Unemployment can be short-term, cyclical/seasonal, long-term, or permanent. Short-term unemployment tends to go with part-time and temporary work. Both short-term and permanent unemployment are on the increase as part-time and temporary employment, de-industrialization, and de-skilling occur. These are aspects of structural unemployment, and are driven in large part by the need to minimize unit labor (and labor overhead) costs in an increasingly competitive world economy.
As mentioned, most solutions to unemployment call for increasing productivity. All economists, Marxists included, agree that a nation's productivity is directly related to its capital stock (Peterson, New York Review of Books, 4/7/94). Most also agree that productivity also depends upon the skill of the labor force (ibid). But it does not follow from these propositions that productivity will be directly related to a higher rate of employment (lower unemployment).

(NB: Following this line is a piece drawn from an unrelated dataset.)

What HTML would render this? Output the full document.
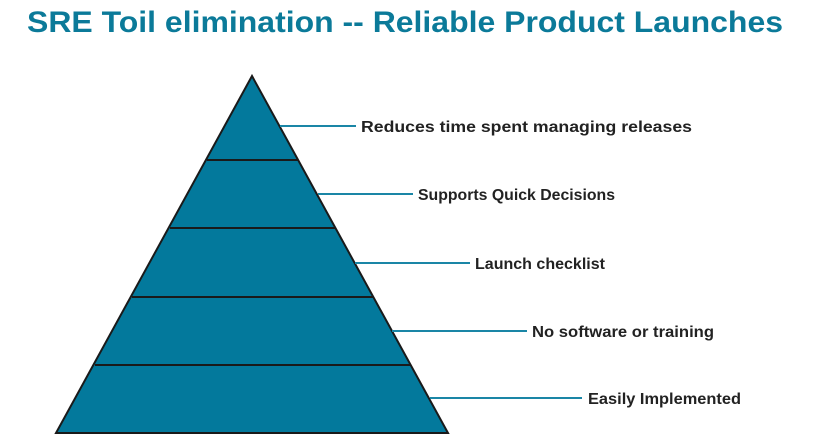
<!DOCTYPE html>
<html><head><style>
body{margin:0;background:#fff;width:814px;height:440px;overflow:hidden;font-family:"Liberation Sans",sans-serif}
</style></head><body>
<svg width="814" height="440" xmlns="http://www.w3.org/2000/svg">
<text x="27" y="32" textLength="756" lengthAdjust="spacingAndGlyphs" font-family="Liberation Sans, sans-serif" font-weight="bold" font-size="30" fill="#0b7a99">SRE Toil elimination -- Reliable Product Launches</text>
<polygon points="252,76 56,433 448,433" fill="#03799c" stroke="#1a1a1a" stroke-width="2"/>
<g stroke="#1a1a1a" stroke-width="2">
<line x1="207" y1="160" x2="298" y2="160"/>
<line x1="170" y1="228" x2="335" y2="228"/>
<line x1="132" y1="297" x2="373" y2="297"/>
<line x1="95" y1="365" x2="410" y2="365"/>
</g>
<g stroke="#1a86a6" stroke-width="2">
<line x1="280" y1="126" x2="356" y2="126"/>
<line x1="318" y1="194" x2="413" y2="194"/>
<line x1="355" y1="263" x2="470" y2="263"/>
<line x1="392" y1="331" x2="527" y2="331"/>
<line x1="430" y1="398" x2="582" y2="398"/>
</g>
<g font-family="Liberation Sans, sans-serif" font-weight="bold" font-size="16" fill="#222" lengthAdjust="spacingAndGlyphs">
<text x="361" y="132" textLength="331" lengthAdjust="spacingAndGlyphs">Reduces time spent managing releases</text>
<text x="418" y="200" textLength="197" lengthAdjust="spacingAndGlyphs">Supports Quick Decisions</text>
<text x="475" y="269" textLength="130" lengthAdjust="spacingAndGlyphs">Launch checklist</text>
<text x="532" y="337" textLength="182" lengthAdjust="spacingAndGlyphs">No software or training</text>
<text x="588" y="404" textLength="153" lengthAdjust="spacingAndGlyphs">Easily Implemented</text>
</g>
</svg>
</body></html>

Thus, while it is true Japan, with the highest rates of capital investment and productivity in the world, has the highest rate of employment (97.7 percent) and the US a lower rate (94.8 percent) along with much lower productivity and investment; the other members of the G7 countries all have lower rates of employment than either the US or Japan along with intermediate levels of productivity an d investment (see chart).
Chart I shows the link between investment and productivity by country. The percentage of unemployment for 1989 is given for each country. Taken from Peter G Peterson, "Entitlement Reform: The way to eliminate the deficit," New York Review of Books, 4/7/94. Unemployment data are from Gaffikin and Morrisey, p. 24).
These comparisons suggest that Japan's high employment rate has other explanations. Indeed, there is evidence to support this inference. The high rate of employment is due to a radically different organization of production in Japan, consisting of many small firms with up-to-date technology using much family labor. Japan's economy and capital accumulation derive much from its trade surplus with the US (as well as the rest of the world) and its saving rate derives from the absence of any social security system. Japan can therefore be considered a unique case, rather than proof that capital investment, productivity, and high rate of employment go together.
Japan also provides an exception to the argument that machinery displaces labor while increasing productivity, since Japan's way of organizing production puts the machinery at the disposal of family labor. Families have no incentive to lay off workers. Rather, they utilize machinery to increase production and hence profit. (Interestingly, this was the solution that artisans in the French textile trade attempted, but failed to achieve, when factory organization and machinery were gradually introduced in the 19th century: that is, they attempted to retain the benefits of increased productivity for themselves and their families during a series of uprisings, which were defeated by emerging large "manufacturers" and their upper-class political allies. (See William M. Reddy, The Rise of Market Culture: The Textile Trade and French Society, 1750-1900, Cambridge: University Press, 1984).
The suffering caused by unemployment is incalculable. As William Pfaff, LA Times Syndicate writer put it ("The call to Islam," Sacramento Bee, 4/2/94):
Without work, people are literally demoralized, but so are entire societies. Freud once remarked that work is the principal factor binding most people to reality. One works not only for one's self but nearly always in some kind of collective enterprise with a moral quality: to make a better life for one's children, if only that.
N. Adnett (Labor Market Policy, London: Longman, 1989, p. 172, cited in Gaffikin and Morrisey, p 5) states:
unemployment imposes suffering upon individuals, not just in terms of forgone consumption, but the associated low self esteem often results in behavioral and physical health problems and family/marital instability.
As Gaffikin and Morrisey (186) conclude:
By far the greatest risk of poverty is suffered by the long-term unemployed where a combination of demoralization, benefits erosion and social exclusion form the basic framework of their lives. The 1980s saw a recomposition of unemployment with an ever increasing proportion falling into the long-term category. The resistance of unemployment to economic recovery is largely explained by the low labour market opportunities for this group.
This increasing world-wide trend towards structural unemployment threatens the future of many who will read this. As Pfaff reported :
France has just endured nearly two weeks of often violent protest against government measures intended to promote youth employment. The emotional reality of the protests was denunciation of a future in which it seems that vast numbers may be deprived of meaningful work....
Most of those protesting were students, legitimately anxious about their future. Not since 1968 had such violent protests rocked France.
In conclusion, despite the studies cited in this article, I suspect we really do not know what is responsible for the growing global crisis of unemployment. Knowledge is always slow to catch up to reality. It is time we found out what causes unemployment in the global economy, so that we can imagine alternatives for our future. I can think of no more worthwhile challenge for today's graduate students.